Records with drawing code
○ ○ ○ ○
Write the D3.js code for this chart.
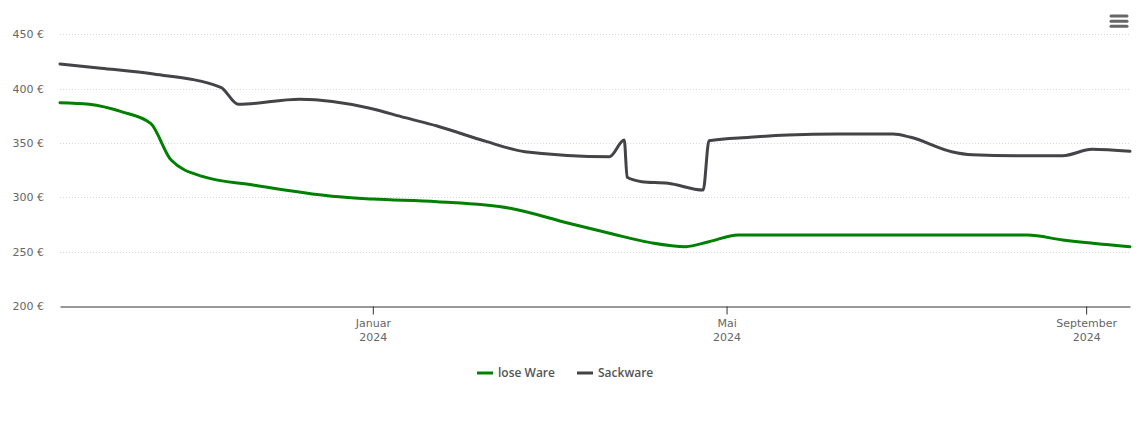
<!DOCTYPE html>
<html>
<head>
<meta charset="utf-8">
<script src="https://cdn.jsdelivr.net/npm/d3@7"></script>
<style>
  body { margin: 0; background: #fff; }
  svg { display: block; }
  text { font-family: "DejaVu Sans", sans-serif; }
</style>
</head>
<body>
<svg id="chart" width="1140" height="434"></svg>
<script>
// price history
const looseDates = ['2023-09-16', '2023-09-26', '2023-10-07', '2023-10-17', '2023-10-24', '2023-11-04',
    '2023-11-21', '2023-12-18', '2024-01-01', '2024-01-23', '2024-02-17', '2024-03-08', '2024-03-22',
    '2024-04-05', '2024-04-17', '2024-04-25', '2024-05-05', '2024-08-12', '2024-08-24', '2024-09-16'];
const looseValues = [387.1, 385.6, 378.8, 368.1, 334.3, 319, 311.3, 301, 298.4, 296, 289.9, 276.1, 266.9,
    258.3, 254.6, 259.2, 265.3, 265.3, 260.7, 254.6];

const sackDates = ['2023-09-16', '2023-09-30', '2023-10-18', '2023-11-10', '2023-11-16', '2023-12-07',
    '2023-12-31', '2024-01-12', '2024-01-23', '2024-02-09', '2024-02-22', '2024-03-22', '2024-03-27',
    '2024-03-28', '2024-04-02', '2024-04-11', '2024-04-23', '2024-04-25', '2024-05-09', '2024-05-22',
    '2024-06-08', '2024-06-27', '2024-07-03', '2024-07-17', '2024-07-24', '2024-08-08', '2024-08-24',
    '2024-09-03', '2024-09-16'];
const sackValues = [422.7, 418.8, 413.5, 401.2, 385.6, 390.2, 382, 373.3, 365.6, 351.2, 342, 337.4, 352.7,
    318.4, 314.4, 313, 306.7, 352, 355.2, 357.3, 358.3, 358.3, 355.2, 342, 339.2, 338.3, 338.3, 344.2, 342.3];

const yTicks = [200, 250, 300, 350, 400, 450];
const xTicks = ['2024-01-01', '2024-05-01', '2024-09-01'];
const monthNames = { 0: 'Januar', 4: 'Mai', 8: 'September' };

const seriesNames = ['lose Ware', 'Sackware'];
const seriesColors = ['#008000', '#434348'];

const parse = d3.utcParse('%Y-%m-%d');
const series = [
    looseDates.map((d, i) => ({ date: parse(d), value: looseValues[i] })),
    sackDates.map((d, i) => ({ date: parse(d), value: sackValues[i] })),
];

const width = 1140;
const margin = { left: 60, right: 10, top: 34.3 };
const plotBottom = 306;
const font = '"DejaVu Sans", sans-serif';

const svg = d3.select('#chart');

const x = d3.scaleUtc()
    .domain([parse('2023-09-16'), parse('2024-09-16')])
    .range([margin.left, width - margin.right]);

const y = d3.scaleLinear()
    .domain([200, 450])
    .range([plotBottom, margin.top]);

// grid
svg.append('g')
    .selectAll('line')
    .data(yTicks.filter((t) => t > 200))
    .enter()
    .append('line')
    .attr('x1', margin.left)
    .attr('x2', width - margin.right)
    .attr('y1', (d) => Math.round(y(d)) + 0.5)
    .attr('y2', (d) => Math.round(y(d)) + 0.5)
    .attr('stroke', '#d8d8d8')
    .attr('stroke-dasharray', '1,2');

// y labels
const yAxis = d3.axisLeft(y)
    .tickValues(yTicks)
    .tickSize(0)
    .tickPadding(16)
    .tickFormat((d) => d + ' €');

svg.append('g')
    .attr('transform', `translate(${margin.left},0)`)
    .call(yAxis)
    .attr('font-family', font)
    .attr('font-size', 11)
    .call((g) => g.select('.domain').remove())
    .call((g) => g.selectAll('text').attr('fill', '#666'));

// x axis
const xAxis = d3.axisBottom(x)
    .tickValues(xTicks.map(parse))
    .tickSize(8)
    .tickSizeOuter(0)
    .tickFormat('');

const xg = svg.append('g')
    .attr('transform', `translate(0,${plotBottom + 0.5})`)
    .call(xAxis)
    .attr('font-family', font)
    .attr('font-size', 11);
xg.select('.domain').attr('stroke', '#333');
xg.selectAll('.tick line').attr('stroke', '#333');

const labels = xg.selectAll('.tick')
    .append('text')
    .attr('fill', '#666')
    .attr('text-anchor', 'middle');
labels.append('tspan')
    .attr('x', 0)
    .attr('y', 20)
    .text((d) => monthNames[d.getUTCMonth()]);
labels.append('tspan')
    .attr('x', 0)
    .attr('y', 34)
    .text((d) => d.getUTCFullYear());

// lines
const line = d3.line()
    .x((d) => x(d.date))
    .y((d) => y(d.value))
    .curve(d3.curveMonotoneX);

svg.append('g')
    .selectAll('path')
    .data(series)
    .enter()
    .append('path')
    .attr('d', line)
    .attr('fill', 'none')
    .attr('stroke', (d, i) => seriesColors[i])
    .attr('stroke-width', 3)
    .attr('stroke-linejoin', 'round')
    .attr('stroke-linecap', 'round');

// legend
const legendPos = [477, 577];
const legend = svg.append('g')
    .selectAll('g')
    .data(seriesNames)
    .enter()
    .append('g')
    .attr('transform', (d, i) => `translate(${legendPos[i]},373)`);
legend.append('line')
    .attr('x1', 0)
    .attr('x2', 16)
    .attr('stroke', (d, i) => seriesColors[i])
    .attr('stroke-width', 3);
legend.append('text')
    .attr('x', 21)
    .attr('dy', '0.35em')
    .attr('font-size', 12)
    .attr('font-weight', 600)
    .attr('fill', '#555')
    .style('font-family', '"Open Sans", sans-serif')
    .text((d) => d);

// menu icon
svg.append('g')
    .selectAll('line')
    .data([16, 21.3, 26.3])
    .enter()
    .append('line')
    .attr('x1', 1111)
    .attr('x2', 1127)
    .attr('y1', (d) => d)
    .attr('y2', (d) => d)
    .attr('stroke', '#666')
    .attr('stroke-width', 3)
    .attr('stroke-linecap', 'round');
</script>
</body>
</html>
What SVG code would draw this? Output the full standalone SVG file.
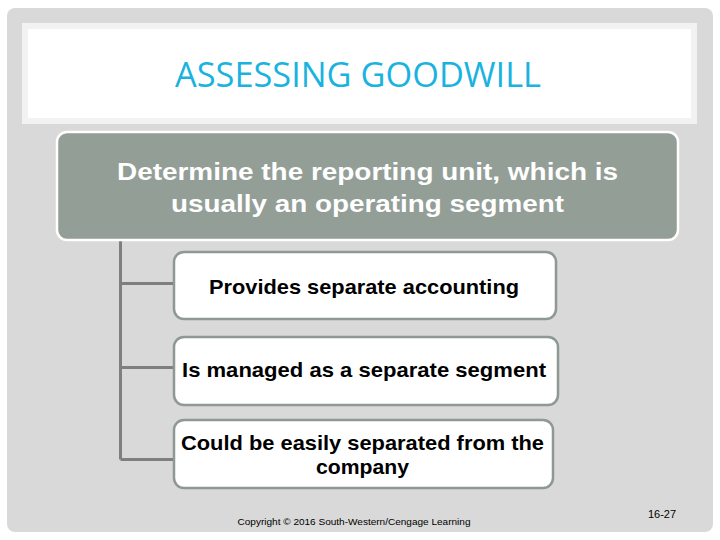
<svg xmlns="http://www.w3.org/2000/svg" width="720" height="540" viewBox="0 0 720 540">
<style>
.sub{fill:#ffffff;stroke:#8e9993;stroke-width:2.5}
.subt{font-family:"Liberation Sans",Arial,sans-serif;font-weight:bold;font-size:20.5px;fill:#000}
.conn{stroke:#7f7f7f;stroke-width:3;fill:none}
</style>
<rect x="0" y="0" width="720" height="540" fill="#ffffff"/>
<rect x="7" y="8" width="706" height="524" rx="8" fill="#d9d9d9"/>
<rect x="25" y="26" width="669" height="95" fill="#ffffff" stroke="#f2f2f2" stroke-width="6"/>
<text x="358" y="87" font-family="'Open Sans','Liberation Sans',sans-serif" font-size="35" fill="#1ab3df" text-anchor="middle" textLength="366" lengthAdjust="spacingAndGlyphs">ASSESSING GOODWILL</text>
<g id="connectors">
<path class="conn" d="M120.5 240 V459.5 M120.5 283.5 H174 M120.5 367.5 H174 M120.5 459.5 H174"/>
</g>
<g id="main">
<rect x="57" y="132" width="621" height="108" rx="10" fill="#939e97" stroke="#ffffff" stroke-width="2.5"/>
<text font-family="'Liberation Sans',Arial,sans-serif" font-weight="bold" font-size="23" fill="#ffffff"><tspan x="117" y="180" textLength="501" lengthAdjust="spacingAndGlyphs">Determine the reporting unit, which is</tspan><tspan x="171" y="212" textLength="393" lengthAdjust="spacingAndGlyphs">usually an operating segment</tspan></text>
</g>
<g id="n1">
<rect class="sub" x="174" y="252" width="382" height="67" rx="10"/>
<text class="subt" x="209" y="294" textLength="310" lengthAdjust="spacingAndGlyphs">Provides separate accounting</text>
</g>
<g id="n2">
<rect class="sub" x="174" y="337" width="384" height="68" rx="10"/>
<text class="subt" x="182" y="377" textLength="364" lengthAdjust="spacingAndGlyphs">Is managed as a separate segment</text>
</g>
<g id="n3">
<rect class="sub" x="174" y="420" width="379" height="68" rx="10"/>
<text class="subt"><tspan x="181" y="450" textLength="363" lengthAdjust="spacingAndGlyphs">Could be easily separated from the</tspan><tspan x="316" y="474" textLength="93" lengthAdjust="spacingAndGlyphs">company</tspan></text>
</g>
<text x="354" y="525" font-family="'Liberation Sans',Arial,sans-serif" font-size="9.5" fill="#000" text-anchor="middle" textLength="233" lengthAdjust="spacingAndGlyphs">Copyright © 2016 South-Western/Cengage Learning</text>
<text x="662" y="518" font-family="'Liberation Sans',Arial,sans-serif" font-size="11" fill="#000" text-anchor="middle">16-27</text>
</svg>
○ ○ ○ ○
> **Your goal**:
Your task is to restate word for word the lines from the top of the data to the line containing "258.3, 254.6, 259.2, 265.3, 265.3, 260.7, 254.6];", both ends included, with every picture left out.

> **Output of the task**:
Write the D3.js code for this chart.
<!DOCTYPE html>
<html>
<head>
<meta charset="utf-8">
<script src="https://cdn.jsdelivr.net/npm/d3@7"></script>
<style>
  body { margin: 0; background: #fff; }
  svg { display: block; }
  text { font-family: "DejaVu Sans", sans-serif; }
</style>
</head>
<body>
<svg id="chart" width="1140" height="434"></svg>
<script>
// price history
const looseDates = ['2023-09-16', '2023-09-26', '2023-10-07', '2023-10-17', '2023-10-24', '2023-11-04',
    '2023-11-21', '2023-12-18', '2024-01-01', '2024-01-23', '2024-02-17', '2024-03-08', '2024-03-22',
    '2024-04-05', '2024-04-17', '2024-04-25', '2024-05-05', '2024-08-12', '2024-08-24', '2024-09-16'];
const looseValues = [387.1, 385.6, 378.8, 368.1, 334.3, 319, 311.3, 301, 298.4, 296, 289.9, 276.1, 266.9,
    258.3, 254.6, 259.2, 265.3, 265.3, 260.7, 254.6];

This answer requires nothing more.